Customers are pressuring product companies to implement industry standard data exchange protocols for quicker and easier integration with existing system. The adherence to data exchange standards also makes it easier to build 3rd party data integration products and to migrate major systems from one vendor to another.
The Attraction of Commercial Software Marketplaces
Commercial software marketplaces are creeping up on the traditional sales models and will soon be eating them for dinner. Customers want solutions that work today, not expensive projects that promise future returns.

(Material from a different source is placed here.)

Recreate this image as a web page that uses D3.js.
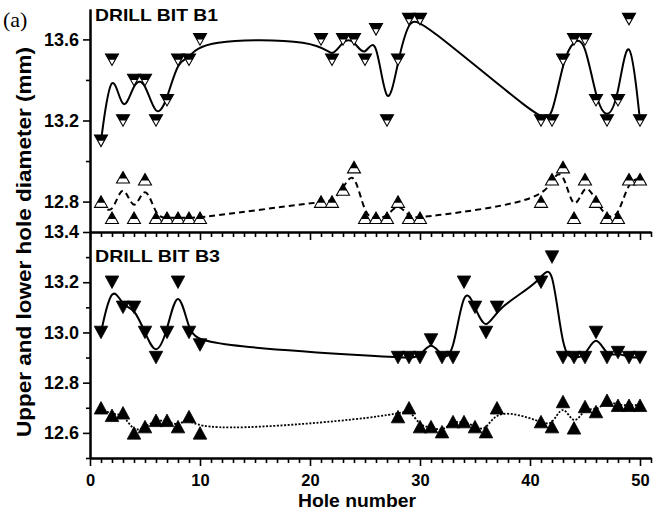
<!DOCTYPE html>
<html><head><meta charset="utf-8">
<script src="https://cdn.jsdelivr.net/npm/d3@7"></script>
<style>body{margin:0;background:#fff}svg{display:block}</style>
</head><body>
<svg id="c" width="664" height="519"></svg>
<script>
// ---- data ----
const holesB1 = [1,2,3,4,5,6,7,8,9,10, 21,22,23,24,25,26,27,28,29,30, 41,42,43,44,45,46,47,48,49,50];
const b1Upper = [13.1,13.5,13.2,13.4,13.4,13.2,13.3,13.5,13.5,13.6, 13.6,13.5,13.6,13.6,13.5,13.65,13.2,13.5,13.7,13.7, 13.2,13.2,13.5,13.6,13.6,13.3,13.2,13.3,13.7,13.2];
const b1Lower = [12.8,12.72,12.92,12.72,12.91,12.72,12.72,12.72,12.72,12.72, 12.8,12.8,12.86,12.97,12.72,12.72,12.72,12.8,12.72,12.72, 12.8,12.91,12.97,12.72,12.91,12.8,12.72,12.72,12.91,12.91];
const holesB3 = [1,2,3,4,5,6,7,8,9,10, 28,29,30,31,32,33,34,35,36,37, 41,42,43,44,45,46,47,48,49,50];
const b3Upper = [13.0,13.2,13.1,13.1,13.0,12.9,13.0,13.2,13.0,12.95, 12.9,12.9,12.9,12.97,12.9,12.9,13.2,13.1,13.0,13.1, 13.2,13.3,12.9,12.9,12.9,13.0,12.9,12.92,12.9,12.9];
const b3Lower = [12.7,12.67,12.68,12.6,12.625,12.65,12.65,12.625,12.665,12.6, 12.665,12.7,12.625,12.625,12.605,12.645,12.645,12.625,12.605,12.7, 12.645,12.625,12.725,12.62,12.705,12.685,12.73,12.71,12.71,12.71];
const xMajorTicks = [0,10,20,30,40,50];
const xMinorTicks = [1,2,3,4,5,6,7,8,9,11,12,13,14,15,16,17,18,19,21,22,23,24,25,26,27,28,29,31,32,33,34,35,36,37,38,39,41,42,43,44,45,46,47,48,49,51];
const yTopMajor = [12.8,13.2,13.6];
const yTopMinor = [13.0,13.4];
const yBotMajor = [12.6,12.8,13.0,13.2,13.4];
const yBotMinor = [12.5,12.7,12.9,13.1,13.3];
const titles = ["DRILL BIT B1","DRILL BIT B3"];

// ---- layout ----
const FONT = "'Liberation Sans', Arial, Helvetica, sans-serif";
const svg = d3.select("#c");
const x = d3.scaleLinear().domain([0,51]).range([90,651]);
const yTop = d3.scaleLinear().domain([12.65,13.75]).range([232,9]);
const yBot = d3.scaleLinear().domain([12.5,13.4]).range([458,232]);

function styleAxis(g, fs){
  g.selectAll("path.domain").attr("stroke","#000").attr("stroke-width",2);
  g.selectAll(".tick line").attr("stroke","#000").attr("stroke-width",1.6);
  g.selectAll(".tick text").attr("fill","#000").attr("font-family",FONT)
    .attr("font-weight","bold").attr("font-size",fs);
}

// lines first
function drawLine(holes, vals, y, dash, w){
  const pts = holes.map((h,i)=>({h, v: vals[i]}));
  svg.append("path").datum(pts)
    .attr("d", d3.line().x(d=>x(d.h)).y(d=>y(d.v)).curve(d3.curveBasis))
    .attr("fill","none").attr("stroke","#000").attr("stroke-width",w)
    .attr("stroke-dasharray", dash);
}
drawLine(holesB1, b1Upper, yTop, null, 2);
drawLine(holesB1, b1Lower, yTop, "6,4", 2);
drawLine(holesB3, b3Upper, yBot, null, 2);
drawLine(holesB3, b3Lower, yBot, "2,1.6", 1.8);

// axes
// top panel y
let g = svg.append("g").attr("transform","translate(90,0)")
  .call(d3.axisLeft(yTop).tickValues(yTopMajor).tickSize(7).tickSizeOuter(0).tickPadding(4).tickFormat(d3.format(".1f")));
styleAxis(g, 18);
g = svg.append("g").attr("transform","translate(90,0)")
  .call(d3.axisLeft(yTop).tickValues(yTopMinor).tickSize(4).tickSizeOuter(0).tickFormat(""));
styleAxis(g, 18);
// bottom panel y
g = svg.append("g").attr("transform","translate(90,0)")
  .call(d3.axisLeft(yBot).tickValues(yBotMajor).tickSize(7).tickSizeOuter(0).tickPadding(4).tickFormat(d3.format(".1f")));
styleAxis(g, 18);
g = svg.append("g").attr("transform","translate(90,0)")
  .call(d3.axisLeft(yBot).tickValues(yBotMinor).tickSize(4).tickSizeOuter(0).tickFormat(""));
styleAxis(g, 18);
// x axes
[232, 458].forEach((yy, k)=>{
  let a = svg.append("g").attr("transform",`translate(0,${yy})`)
    .call(d3.axisBottom(x).tickValues(xMajorTicks).tickSize(8).tickSizeOuter(0).tickPadding(8)
      .tickFormat(k===1 ? d3.format("d") : ""));
  styleAxis(a, 16.5);
  a = svg.append("g").attr("transform",`translate(0,${yy})`)
    .call(d3.axisBottom(x).tickValues(xMinorTicks).tickSize(5).tickSizeOuter(0).tickFormat(""));
  styleAxis(a, 16.5);
});

// markers
function triPath(dir, w, h){
  return dir === "down"
    ? `M${-w/2},${-h/2}L${w/2},${-h/2}L0,${h/2}Z`
    : `M0,${-h/2}L${w/2},${h/2}L${-w/2},${h/2}Z`;
}
function halfPath(dir, w, h){
  if (dir === "down") return `M${-w/2},${-h/2}L${w/2},${-h/2}L${w/4},0L${-w/4},0Z`;
  const s = 0.1*h; const f = (s + h/2)/h; // fraction of height from apex
  return `M0,${-h/2}L${f*w/2},${s}L${-f*w/2},${s}Z`;
}
function drawMarkers(holes, vals, y, dir, half){
  const w = half ? 13 : 13.5, h = half ? 11.5 : 12.5;
  const grp = svg.append("g");
  const m = grp.selectAll("g").data(holes.map((hh,i)=>({h:hh, v:vals[i]}))).join("g")
    .attr("transform", d=>`translate(${x(d.h)},${y(d.v)})`);
  if (half){
    m.append("path").attr("d", triPath(dir,w,h)).attr("fill","#fff").attr("stroke","#000").attr("stroke-width",1.1);
    m.append("path").attr("d", halfPath(dir,w,h)).attr("fill","#000");
  } else {
    m.append("path").attr("d", triPath(dir,w,h)).attr("fill","#000").attr("stroke","#000").attr("stroke-width",0.8);
  }
}
drawMarkers(holesB1, b1Upper, yTop, "down", true);
drawMarkers(holesB1, b1Lower, yTop, "up", true);
drawMarkers(holesB3, b3Upper, yBot, "down", false);
drawMarkers(holesB3, b3Lower, yBot, "up", false);

// texts
svg.append("text").attr("x",95).attr("y",21).text(titles[0])
  .attr("font-family",FONT).attr("font-weight","bold").attr("font-size",16.5)
  .attr("textLength",123).attr("lengthAdjust","spacingAndGlyphs");
svg.append("text").attr("x",95).attr("y",261.5).text(titles[1])
  .attr("font-family",FONT).attr("font-weight","bold").attr("font-size",16.5)
  .attr("textLength",125).attr("lengthAdjust","spacingAndGlyphs");
svg.append("text").attr("x",3).attr("y",27).text("(a)")
  .attr("font-family","'Liberation Serif', 'Times New Roman', serif").attr("font-size",22);
svg.append("text").attr("x",357).attr("y",507).attr("text-anchor","middle").text("Hole number")
  .attr("font-family",FONT).attr("font-weight","bold").attr("font-size",18.5)
  .attr("textLength",118).attr("lengthAdjust","spacingAndGlyphs");
svg.append("text").attr("transform","translate(31,242) rotate(-90)").attr("text-anchor","middle")
  .text("Upper and lower hole diameter (mm)")
  .attr("font-family",FONT).attr("font-weight","bold").attr("font-size",21)
  .attr("textLength",390).attr("lengthAdjust","spacingAndGlyphs");
</script>
</body></html>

Software marketplaces can deliver this along with easy to administer “try before you buy” models. Even some of the bigger software solutions offer 30-day trials, providing full features to take for a test drive. This allows quick evaluation for faster comparison of competing products. If a solution doesn’t demonstrate value quickly and easily customers can cancel their trial or subscription, not unlike uninstalling a mobile app after a cursory exploration.
Although most marketplaces offer features like custom pricing and one-off license models for sellers, these features will fall in demand as buyers increasingly prefer the “no dicker sticker” pricing model. This makes the transaction, and the buyer’s experience, simpler.
A common model for success in commercial marketplaces is to offer a base platform with some functionality, but also offer first-party add-ons for additional licensing costs. Just buy the add-on to upgrade your installation. In fact, third-party add-ons to popular platforms are nothing new. Salesforce’s appexchange is one such marketplace stocked full of third-party add-ons, just as one can extend the functionality Microsoft SaaS products through the AppSource marketplace. This commercial software marketplace offers 1st and 3rd party add-ons and upgrades to Dynamics 365, Microsoft’s Power Platform, and Microsoft 365 products.
This model of growing core capabilities through add-on purchases is especially attractive to smaller organizations who may not need a full-blown integrated CRM today, but may want to add additional capabilities as the need arises.
Here to Stay
Commercial Software marketplaces aren’t going away anytime soon. In fact, further investment by marketplace providers and is projected in the next several years. Both general and industry-specific marketplaces are getting increasing attention from customers and by those who host them.
The good news is that this opens a new channel for companies looking to buy software. Not only are they often able to try before they buy but are able to easily compare products before making a purchase. Customers buying into large platforms can grow their investment at their own pace and the system’s capabilities through additional functionality that can be licensed in a few clicks through a commercial software marketplace.